§ Stated exercise: Reproduce exactly the lines below, from the first one through the line containing "45.6, 28, 17.4]", and omit any pictures.

[Items from a dataset]
*-*-*

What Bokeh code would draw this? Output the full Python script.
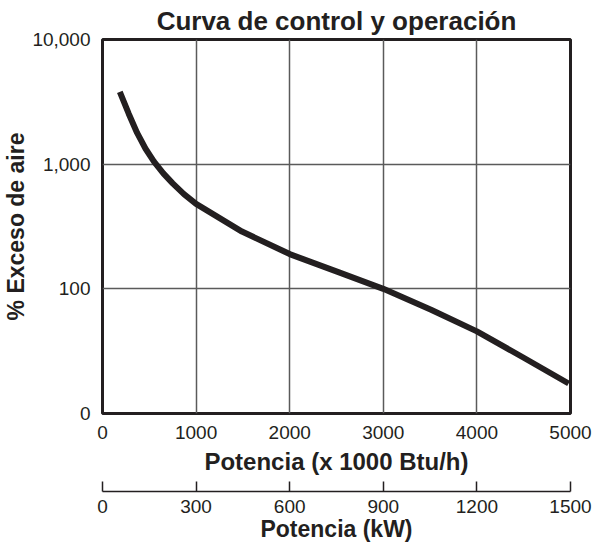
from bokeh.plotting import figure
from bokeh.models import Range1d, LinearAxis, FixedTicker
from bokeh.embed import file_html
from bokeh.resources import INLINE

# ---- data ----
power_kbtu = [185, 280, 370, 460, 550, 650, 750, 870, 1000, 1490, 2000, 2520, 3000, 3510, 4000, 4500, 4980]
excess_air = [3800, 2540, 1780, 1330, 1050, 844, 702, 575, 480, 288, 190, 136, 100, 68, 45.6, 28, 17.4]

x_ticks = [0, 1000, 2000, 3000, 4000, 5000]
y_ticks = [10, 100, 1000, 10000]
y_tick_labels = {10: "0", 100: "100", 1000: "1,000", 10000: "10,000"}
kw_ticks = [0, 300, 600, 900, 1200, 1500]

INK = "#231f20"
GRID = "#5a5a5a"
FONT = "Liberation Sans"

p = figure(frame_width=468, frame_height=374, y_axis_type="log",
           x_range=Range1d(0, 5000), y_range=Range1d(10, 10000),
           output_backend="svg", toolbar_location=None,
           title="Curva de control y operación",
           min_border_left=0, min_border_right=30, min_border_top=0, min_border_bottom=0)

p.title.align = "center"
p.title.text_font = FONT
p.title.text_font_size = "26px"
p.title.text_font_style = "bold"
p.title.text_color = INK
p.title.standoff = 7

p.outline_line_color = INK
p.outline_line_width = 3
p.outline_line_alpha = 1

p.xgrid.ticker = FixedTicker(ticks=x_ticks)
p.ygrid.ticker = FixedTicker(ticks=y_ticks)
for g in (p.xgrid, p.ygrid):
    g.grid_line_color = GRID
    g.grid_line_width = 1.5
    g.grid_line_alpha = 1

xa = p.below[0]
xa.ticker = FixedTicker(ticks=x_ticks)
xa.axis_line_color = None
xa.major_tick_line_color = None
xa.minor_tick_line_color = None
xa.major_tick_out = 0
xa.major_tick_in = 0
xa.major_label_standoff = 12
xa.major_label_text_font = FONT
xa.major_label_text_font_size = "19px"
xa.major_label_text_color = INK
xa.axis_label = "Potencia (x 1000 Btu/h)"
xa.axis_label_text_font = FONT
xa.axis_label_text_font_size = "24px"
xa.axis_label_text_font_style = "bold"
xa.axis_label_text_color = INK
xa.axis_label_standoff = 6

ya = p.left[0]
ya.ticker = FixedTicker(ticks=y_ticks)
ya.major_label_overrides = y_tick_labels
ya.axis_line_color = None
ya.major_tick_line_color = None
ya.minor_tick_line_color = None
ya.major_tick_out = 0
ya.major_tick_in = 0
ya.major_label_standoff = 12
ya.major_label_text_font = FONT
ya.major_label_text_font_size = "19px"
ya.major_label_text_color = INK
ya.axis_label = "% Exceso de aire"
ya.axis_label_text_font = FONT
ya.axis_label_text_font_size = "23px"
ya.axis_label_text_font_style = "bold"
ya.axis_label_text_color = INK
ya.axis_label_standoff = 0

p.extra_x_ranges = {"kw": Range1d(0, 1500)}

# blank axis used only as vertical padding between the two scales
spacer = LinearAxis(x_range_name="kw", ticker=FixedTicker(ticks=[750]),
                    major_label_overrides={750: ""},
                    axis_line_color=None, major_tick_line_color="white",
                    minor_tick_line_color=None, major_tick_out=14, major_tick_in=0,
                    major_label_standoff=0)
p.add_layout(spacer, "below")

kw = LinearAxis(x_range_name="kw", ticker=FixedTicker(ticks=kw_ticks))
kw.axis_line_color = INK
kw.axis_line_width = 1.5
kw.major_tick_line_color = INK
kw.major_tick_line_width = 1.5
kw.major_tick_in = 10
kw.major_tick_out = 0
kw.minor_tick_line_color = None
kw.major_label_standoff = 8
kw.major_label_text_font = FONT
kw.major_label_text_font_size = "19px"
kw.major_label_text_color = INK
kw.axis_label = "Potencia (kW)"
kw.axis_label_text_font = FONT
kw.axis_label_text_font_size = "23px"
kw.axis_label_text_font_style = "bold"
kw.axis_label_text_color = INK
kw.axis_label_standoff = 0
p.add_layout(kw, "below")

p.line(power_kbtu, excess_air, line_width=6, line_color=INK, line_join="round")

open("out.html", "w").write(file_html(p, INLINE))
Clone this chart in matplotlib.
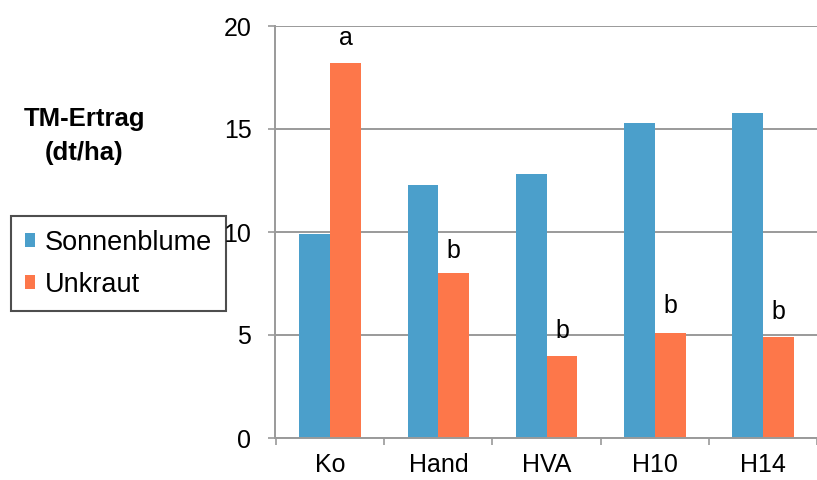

*-*-*

§ Answer to the exercise:
What Bokeh code would draw this? Output the full Python script.
from bokeh.plotting import figure
from bokeh.models import Range1d, LinearAxis, FixedTicker
from bokeh.embed import file_html
from bokeh.resources import INLINE

# ---- data ----
power_kbtu = [185, 280, 370, 460, 550, 650, 750, 870, 1000, 1490, 2000, 2520, 3000, 3510, 4000, 4500, 4980]
excess_air = [3800, 2540, 1780, 1330, 1050, 844, 702, 575, 480, 288, 190, 136, 100, 68, 45.6, 28, 17.4]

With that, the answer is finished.